→ **Set task**: Copy from the first line below down to and including the line with "plt.rcParams['font.family'] = ['Liberation". Skip the pictures.

→ **Dataset section**:
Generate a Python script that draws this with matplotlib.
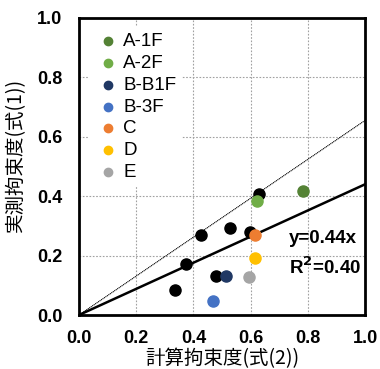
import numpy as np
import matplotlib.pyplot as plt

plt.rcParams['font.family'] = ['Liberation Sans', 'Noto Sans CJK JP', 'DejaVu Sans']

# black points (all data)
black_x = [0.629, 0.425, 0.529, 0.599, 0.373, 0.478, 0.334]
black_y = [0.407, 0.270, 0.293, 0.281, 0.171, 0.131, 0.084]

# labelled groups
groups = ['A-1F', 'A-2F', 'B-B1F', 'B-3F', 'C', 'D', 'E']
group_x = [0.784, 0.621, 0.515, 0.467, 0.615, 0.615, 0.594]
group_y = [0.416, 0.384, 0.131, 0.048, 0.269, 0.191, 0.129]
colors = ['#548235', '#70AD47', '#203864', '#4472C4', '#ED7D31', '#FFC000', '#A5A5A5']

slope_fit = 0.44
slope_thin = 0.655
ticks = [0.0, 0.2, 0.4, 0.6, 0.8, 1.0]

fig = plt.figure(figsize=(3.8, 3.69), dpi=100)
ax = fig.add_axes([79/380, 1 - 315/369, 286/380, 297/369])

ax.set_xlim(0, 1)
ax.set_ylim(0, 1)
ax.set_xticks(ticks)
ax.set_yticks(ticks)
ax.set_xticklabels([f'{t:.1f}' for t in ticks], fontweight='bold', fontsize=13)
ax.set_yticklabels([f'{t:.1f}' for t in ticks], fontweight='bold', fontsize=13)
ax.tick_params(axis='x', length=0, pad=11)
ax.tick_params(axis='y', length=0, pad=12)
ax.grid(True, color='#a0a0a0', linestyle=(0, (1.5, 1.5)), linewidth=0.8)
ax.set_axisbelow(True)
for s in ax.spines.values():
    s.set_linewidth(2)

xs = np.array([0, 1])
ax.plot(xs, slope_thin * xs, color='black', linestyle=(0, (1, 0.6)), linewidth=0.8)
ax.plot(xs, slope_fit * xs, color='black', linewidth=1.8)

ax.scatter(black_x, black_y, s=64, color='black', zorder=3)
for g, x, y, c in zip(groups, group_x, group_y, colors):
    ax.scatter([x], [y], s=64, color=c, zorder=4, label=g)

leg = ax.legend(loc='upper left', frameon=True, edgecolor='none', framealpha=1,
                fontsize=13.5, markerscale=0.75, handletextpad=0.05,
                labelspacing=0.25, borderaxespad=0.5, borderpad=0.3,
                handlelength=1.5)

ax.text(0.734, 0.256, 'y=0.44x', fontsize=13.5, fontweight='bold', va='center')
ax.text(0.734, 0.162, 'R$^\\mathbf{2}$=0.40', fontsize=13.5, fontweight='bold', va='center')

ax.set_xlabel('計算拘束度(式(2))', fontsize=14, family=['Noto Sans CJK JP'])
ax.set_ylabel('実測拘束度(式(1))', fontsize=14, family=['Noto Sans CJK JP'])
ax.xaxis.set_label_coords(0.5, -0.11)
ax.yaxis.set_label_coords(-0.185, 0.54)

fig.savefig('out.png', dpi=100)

→ **Result of this task**:
Generate a Python script that draws this with matplotlib.
import numpy as np
import matplotlib.pyplot as plt

plt.rcParams['font.family'] = ['Liberation Sans', 'Noto Sans CJK JP', 'DejaVu Sans']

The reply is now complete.